● WHAT YOU SHOULD DO
Write the lines out exactly as they stand, from the one containing "Give me the matplotlib source for this chart." through the one containing "plt.rcParams['font.family'] = ['Liberation", and only those. Omit pictures.

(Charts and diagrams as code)
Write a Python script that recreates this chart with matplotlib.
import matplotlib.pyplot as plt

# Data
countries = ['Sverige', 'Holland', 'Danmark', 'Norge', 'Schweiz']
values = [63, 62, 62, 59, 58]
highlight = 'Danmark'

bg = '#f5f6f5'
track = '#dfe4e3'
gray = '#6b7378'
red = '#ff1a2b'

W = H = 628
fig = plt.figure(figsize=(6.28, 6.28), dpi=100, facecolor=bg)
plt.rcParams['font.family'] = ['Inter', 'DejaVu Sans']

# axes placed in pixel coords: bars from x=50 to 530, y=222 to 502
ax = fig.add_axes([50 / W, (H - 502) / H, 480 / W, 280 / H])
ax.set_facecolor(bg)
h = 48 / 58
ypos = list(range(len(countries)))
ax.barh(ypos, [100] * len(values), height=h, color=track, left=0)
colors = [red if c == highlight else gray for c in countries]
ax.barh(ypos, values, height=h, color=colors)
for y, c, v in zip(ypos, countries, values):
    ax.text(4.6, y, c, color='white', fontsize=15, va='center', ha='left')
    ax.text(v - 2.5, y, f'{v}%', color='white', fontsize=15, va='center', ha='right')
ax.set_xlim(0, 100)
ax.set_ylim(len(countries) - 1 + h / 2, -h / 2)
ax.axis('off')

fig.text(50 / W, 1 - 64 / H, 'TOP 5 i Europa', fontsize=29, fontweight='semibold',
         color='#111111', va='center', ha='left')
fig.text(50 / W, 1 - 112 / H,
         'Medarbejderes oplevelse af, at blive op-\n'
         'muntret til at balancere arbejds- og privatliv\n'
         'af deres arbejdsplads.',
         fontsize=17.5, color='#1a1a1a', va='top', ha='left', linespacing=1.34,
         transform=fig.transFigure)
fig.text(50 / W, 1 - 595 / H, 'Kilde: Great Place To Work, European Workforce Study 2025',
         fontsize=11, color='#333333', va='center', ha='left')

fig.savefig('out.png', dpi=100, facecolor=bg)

* * *

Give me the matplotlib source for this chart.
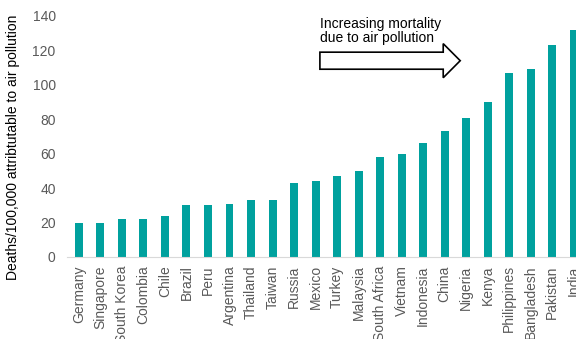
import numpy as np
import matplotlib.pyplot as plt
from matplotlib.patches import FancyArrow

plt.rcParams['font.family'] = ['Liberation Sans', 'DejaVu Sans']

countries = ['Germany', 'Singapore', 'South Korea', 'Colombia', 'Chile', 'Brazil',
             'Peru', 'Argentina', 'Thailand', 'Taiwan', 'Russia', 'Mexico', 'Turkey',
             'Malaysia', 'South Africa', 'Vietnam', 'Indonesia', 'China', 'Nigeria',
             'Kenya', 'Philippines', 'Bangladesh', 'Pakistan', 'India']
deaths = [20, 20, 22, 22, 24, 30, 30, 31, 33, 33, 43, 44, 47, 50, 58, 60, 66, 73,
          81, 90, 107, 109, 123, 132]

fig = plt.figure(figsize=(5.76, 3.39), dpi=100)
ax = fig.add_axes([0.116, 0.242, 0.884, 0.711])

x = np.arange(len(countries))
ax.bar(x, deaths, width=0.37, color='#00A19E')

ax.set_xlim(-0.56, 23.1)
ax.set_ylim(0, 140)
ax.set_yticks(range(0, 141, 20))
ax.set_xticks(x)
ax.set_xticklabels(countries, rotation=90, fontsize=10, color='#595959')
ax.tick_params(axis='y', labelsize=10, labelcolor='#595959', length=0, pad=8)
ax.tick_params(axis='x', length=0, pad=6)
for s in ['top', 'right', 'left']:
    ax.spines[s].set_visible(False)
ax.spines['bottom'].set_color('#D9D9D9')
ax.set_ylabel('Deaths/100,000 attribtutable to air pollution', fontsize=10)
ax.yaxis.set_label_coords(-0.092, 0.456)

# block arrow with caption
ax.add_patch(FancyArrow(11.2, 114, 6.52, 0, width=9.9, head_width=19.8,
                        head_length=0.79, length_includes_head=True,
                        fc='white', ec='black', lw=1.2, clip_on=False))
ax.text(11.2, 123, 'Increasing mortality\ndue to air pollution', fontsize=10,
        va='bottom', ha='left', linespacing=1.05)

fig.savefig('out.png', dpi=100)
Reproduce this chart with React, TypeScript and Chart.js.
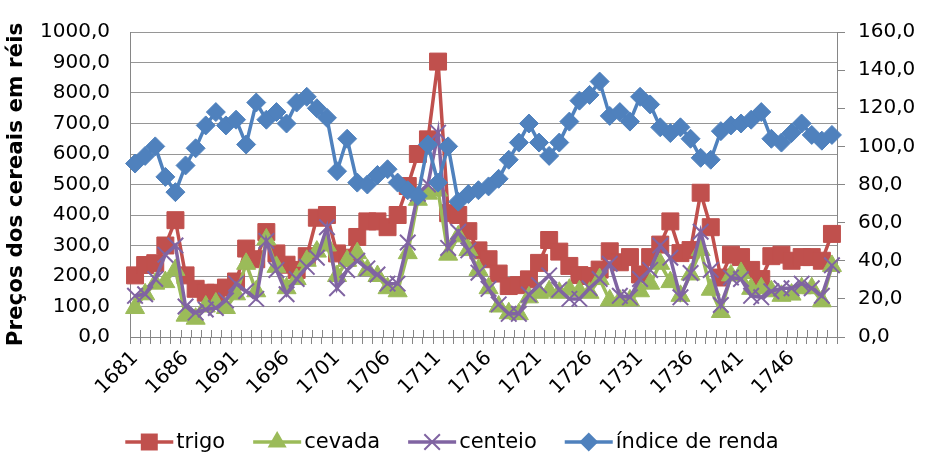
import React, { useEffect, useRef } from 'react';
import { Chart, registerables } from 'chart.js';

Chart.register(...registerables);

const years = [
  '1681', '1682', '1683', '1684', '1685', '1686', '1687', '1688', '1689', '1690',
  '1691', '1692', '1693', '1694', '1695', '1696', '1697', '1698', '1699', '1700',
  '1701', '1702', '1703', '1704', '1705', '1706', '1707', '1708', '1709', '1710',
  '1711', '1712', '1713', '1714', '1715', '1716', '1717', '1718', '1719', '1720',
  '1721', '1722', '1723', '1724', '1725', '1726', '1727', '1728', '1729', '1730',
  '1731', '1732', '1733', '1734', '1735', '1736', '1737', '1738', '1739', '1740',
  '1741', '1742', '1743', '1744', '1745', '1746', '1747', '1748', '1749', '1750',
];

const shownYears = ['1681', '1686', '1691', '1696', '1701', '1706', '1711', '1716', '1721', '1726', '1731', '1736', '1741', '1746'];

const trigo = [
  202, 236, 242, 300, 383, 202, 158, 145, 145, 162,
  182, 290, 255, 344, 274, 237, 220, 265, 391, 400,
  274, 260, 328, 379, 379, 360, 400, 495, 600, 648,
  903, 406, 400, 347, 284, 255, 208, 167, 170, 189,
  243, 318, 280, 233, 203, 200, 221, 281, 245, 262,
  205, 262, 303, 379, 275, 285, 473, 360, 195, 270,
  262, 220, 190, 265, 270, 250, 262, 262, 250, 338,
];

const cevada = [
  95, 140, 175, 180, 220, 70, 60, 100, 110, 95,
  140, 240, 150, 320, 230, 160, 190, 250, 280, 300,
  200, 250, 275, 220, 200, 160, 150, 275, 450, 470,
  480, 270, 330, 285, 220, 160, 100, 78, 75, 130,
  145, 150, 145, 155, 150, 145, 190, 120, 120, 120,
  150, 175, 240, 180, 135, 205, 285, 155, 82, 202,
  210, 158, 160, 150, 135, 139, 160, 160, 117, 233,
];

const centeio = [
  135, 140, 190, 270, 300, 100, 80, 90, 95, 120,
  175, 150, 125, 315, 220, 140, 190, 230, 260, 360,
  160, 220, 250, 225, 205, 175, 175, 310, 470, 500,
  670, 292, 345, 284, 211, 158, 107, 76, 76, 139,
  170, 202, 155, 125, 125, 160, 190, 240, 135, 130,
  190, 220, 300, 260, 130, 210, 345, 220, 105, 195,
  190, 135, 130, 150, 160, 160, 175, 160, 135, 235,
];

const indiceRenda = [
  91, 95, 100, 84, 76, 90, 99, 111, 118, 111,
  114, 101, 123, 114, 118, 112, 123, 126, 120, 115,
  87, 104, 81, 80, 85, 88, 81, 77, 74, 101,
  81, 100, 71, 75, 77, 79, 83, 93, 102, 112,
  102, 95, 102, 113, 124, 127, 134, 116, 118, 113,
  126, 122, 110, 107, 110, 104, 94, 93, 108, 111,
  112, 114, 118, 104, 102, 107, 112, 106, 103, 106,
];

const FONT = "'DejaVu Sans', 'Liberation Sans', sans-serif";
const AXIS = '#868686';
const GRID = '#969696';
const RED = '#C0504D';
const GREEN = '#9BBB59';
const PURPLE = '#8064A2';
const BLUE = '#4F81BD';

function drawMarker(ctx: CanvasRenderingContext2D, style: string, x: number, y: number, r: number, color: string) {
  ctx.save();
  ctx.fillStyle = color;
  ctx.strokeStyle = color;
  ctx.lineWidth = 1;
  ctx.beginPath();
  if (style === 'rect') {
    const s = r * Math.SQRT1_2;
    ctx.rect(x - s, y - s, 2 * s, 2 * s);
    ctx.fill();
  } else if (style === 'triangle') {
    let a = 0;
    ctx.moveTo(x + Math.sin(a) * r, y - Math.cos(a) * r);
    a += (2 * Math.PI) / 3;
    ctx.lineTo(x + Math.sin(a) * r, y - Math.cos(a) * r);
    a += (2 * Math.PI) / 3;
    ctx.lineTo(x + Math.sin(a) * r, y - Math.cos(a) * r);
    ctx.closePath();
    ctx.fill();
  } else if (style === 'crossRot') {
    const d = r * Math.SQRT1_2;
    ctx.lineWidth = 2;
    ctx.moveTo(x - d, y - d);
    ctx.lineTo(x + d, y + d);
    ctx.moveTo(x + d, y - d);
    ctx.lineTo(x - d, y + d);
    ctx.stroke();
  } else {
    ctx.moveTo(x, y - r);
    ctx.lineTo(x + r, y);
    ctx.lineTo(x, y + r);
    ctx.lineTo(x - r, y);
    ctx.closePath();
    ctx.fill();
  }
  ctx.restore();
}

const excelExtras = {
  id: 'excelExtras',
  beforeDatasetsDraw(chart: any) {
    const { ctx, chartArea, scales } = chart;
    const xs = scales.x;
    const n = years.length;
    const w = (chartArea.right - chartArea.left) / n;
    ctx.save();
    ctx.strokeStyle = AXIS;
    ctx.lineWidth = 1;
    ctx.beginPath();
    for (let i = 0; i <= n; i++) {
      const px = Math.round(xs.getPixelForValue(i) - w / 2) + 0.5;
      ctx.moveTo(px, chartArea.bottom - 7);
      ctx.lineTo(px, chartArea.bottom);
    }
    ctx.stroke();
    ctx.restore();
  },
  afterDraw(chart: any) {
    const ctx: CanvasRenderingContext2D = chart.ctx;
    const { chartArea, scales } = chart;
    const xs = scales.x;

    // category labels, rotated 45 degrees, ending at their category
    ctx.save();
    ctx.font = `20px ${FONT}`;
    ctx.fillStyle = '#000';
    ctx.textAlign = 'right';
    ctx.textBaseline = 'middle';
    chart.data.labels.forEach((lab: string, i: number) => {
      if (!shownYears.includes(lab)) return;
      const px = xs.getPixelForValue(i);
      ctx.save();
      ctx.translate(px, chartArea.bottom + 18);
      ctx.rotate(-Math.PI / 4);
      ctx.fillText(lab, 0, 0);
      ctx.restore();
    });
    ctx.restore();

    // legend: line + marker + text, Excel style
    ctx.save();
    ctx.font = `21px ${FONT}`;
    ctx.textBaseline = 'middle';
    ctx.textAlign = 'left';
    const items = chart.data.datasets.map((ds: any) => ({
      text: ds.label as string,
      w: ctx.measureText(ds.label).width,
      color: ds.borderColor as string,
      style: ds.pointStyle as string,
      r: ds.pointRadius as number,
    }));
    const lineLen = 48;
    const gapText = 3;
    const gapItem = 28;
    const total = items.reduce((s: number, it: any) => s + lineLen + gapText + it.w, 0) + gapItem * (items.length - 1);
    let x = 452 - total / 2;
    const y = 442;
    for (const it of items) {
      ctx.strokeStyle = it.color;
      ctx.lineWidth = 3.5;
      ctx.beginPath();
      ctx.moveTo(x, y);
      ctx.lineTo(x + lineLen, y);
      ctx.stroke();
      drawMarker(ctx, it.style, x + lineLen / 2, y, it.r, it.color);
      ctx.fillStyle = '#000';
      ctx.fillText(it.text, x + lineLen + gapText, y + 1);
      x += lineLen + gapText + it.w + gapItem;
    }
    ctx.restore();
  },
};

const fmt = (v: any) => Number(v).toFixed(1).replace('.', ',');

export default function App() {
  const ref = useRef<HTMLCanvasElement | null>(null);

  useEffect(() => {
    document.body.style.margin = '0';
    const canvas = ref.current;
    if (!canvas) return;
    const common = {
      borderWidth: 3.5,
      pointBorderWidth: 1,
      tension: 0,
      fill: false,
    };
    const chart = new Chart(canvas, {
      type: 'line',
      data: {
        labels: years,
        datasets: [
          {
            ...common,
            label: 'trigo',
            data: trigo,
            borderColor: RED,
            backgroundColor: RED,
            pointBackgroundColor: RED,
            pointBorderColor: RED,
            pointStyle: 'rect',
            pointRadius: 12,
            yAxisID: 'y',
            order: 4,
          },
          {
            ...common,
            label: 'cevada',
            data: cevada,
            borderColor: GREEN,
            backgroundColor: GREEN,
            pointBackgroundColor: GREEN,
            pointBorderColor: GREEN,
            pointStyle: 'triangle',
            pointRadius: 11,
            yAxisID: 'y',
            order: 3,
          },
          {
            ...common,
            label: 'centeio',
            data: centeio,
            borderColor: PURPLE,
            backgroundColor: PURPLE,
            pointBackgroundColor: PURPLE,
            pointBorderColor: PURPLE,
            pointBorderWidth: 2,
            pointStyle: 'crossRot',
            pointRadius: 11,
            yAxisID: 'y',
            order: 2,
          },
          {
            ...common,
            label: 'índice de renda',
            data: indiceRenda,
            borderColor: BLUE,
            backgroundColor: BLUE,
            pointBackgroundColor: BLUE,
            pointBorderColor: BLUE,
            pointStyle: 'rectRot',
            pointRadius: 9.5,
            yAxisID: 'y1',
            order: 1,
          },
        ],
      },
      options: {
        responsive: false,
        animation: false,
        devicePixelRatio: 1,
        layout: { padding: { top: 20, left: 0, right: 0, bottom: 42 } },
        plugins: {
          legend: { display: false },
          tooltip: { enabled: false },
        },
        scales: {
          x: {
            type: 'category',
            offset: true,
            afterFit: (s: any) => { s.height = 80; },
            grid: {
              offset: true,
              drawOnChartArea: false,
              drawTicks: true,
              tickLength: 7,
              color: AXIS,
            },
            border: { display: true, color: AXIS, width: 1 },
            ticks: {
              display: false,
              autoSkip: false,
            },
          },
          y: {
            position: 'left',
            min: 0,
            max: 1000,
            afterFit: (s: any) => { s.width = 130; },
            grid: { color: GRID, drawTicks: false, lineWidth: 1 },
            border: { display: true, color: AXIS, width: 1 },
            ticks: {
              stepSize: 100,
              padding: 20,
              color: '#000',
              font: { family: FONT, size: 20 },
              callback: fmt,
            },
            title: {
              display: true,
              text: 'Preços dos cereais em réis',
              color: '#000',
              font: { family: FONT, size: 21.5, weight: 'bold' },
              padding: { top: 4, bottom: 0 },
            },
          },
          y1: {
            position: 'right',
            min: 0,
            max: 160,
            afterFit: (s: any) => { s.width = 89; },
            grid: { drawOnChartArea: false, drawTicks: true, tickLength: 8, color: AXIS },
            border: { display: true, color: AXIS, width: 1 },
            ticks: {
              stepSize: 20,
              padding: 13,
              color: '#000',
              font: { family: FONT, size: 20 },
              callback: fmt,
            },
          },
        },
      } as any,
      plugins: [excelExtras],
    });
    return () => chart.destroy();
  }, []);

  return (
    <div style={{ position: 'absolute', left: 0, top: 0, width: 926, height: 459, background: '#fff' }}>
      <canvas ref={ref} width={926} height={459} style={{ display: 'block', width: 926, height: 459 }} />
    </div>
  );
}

* * *

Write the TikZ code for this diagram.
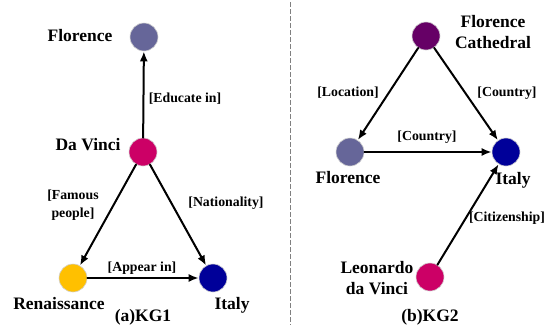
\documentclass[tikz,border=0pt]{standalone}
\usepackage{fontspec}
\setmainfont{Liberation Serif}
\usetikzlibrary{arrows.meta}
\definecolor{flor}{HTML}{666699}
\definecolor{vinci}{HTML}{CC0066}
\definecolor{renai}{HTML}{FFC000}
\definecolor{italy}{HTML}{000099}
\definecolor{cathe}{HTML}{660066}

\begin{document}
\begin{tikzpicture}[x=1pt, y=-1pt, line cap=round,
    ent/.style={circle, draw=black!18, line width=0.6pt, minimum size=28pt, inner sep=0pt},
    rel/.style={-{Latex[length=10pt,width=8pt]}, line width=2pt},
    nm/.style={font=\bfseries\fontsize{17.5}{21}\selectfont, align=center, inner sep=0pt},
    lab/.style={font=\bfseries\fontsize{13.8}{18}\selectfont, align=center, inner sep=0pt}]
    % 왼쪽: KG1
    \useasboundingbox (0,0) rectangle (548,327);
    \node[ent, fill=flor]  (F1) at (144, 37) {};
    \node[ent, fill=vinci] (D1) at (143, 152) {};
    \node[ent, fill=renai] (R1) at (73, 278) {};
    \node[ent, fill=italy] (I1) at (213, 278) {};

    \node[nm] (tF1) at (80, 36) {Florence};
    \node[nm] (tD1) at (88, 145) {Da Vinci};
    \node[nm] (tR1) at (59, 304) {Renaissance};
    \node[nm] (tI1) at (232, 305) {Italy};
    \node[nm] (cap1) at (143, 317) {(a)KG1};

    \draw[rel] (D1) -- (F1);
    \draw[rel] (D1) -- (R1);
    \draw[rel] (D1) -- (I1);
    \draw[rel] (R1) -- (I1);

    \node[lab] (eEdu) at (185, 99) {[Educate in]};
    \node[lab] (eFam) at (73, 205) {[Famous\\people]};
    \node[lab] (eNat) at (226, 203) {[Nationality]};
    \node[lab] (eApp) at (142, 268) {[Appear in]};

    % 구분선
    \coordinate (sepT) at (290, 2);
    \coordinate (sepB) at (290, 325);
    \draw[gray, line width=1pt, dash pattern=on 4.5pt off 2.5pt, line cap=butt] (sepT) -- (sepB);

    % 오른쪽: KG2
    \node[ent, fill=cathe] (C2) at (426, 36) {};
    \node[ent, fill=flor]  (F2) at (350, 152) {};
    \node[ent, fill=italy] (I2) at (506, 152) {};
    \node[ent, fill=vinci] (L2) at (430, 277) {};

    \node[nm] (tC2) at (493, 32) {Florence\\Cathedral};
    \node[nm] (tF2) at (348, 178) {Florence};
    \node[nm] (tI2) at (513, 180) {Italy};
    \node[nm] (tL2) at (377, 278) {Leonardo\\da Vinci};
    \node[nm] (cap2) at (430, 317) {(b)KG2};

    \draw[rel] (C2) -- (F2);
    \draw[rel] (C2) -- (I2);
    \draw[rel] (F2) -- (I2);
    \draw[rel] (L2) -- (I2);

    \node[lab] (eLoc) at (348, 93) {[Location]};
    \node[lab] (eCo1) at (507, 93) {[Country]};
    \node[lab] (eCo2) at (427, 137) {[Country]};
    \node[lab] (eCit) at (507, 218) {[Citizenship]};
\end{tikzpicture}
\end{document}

● ANSWER
Give me the matplotlib source for this chart.
import numpy as np
import matplotlib.pyplot as plt
from matplotlib.patches import FancyArrow

plt.rcParams['font.family'] = ['Liberation Sans', 'DejaVu Sans']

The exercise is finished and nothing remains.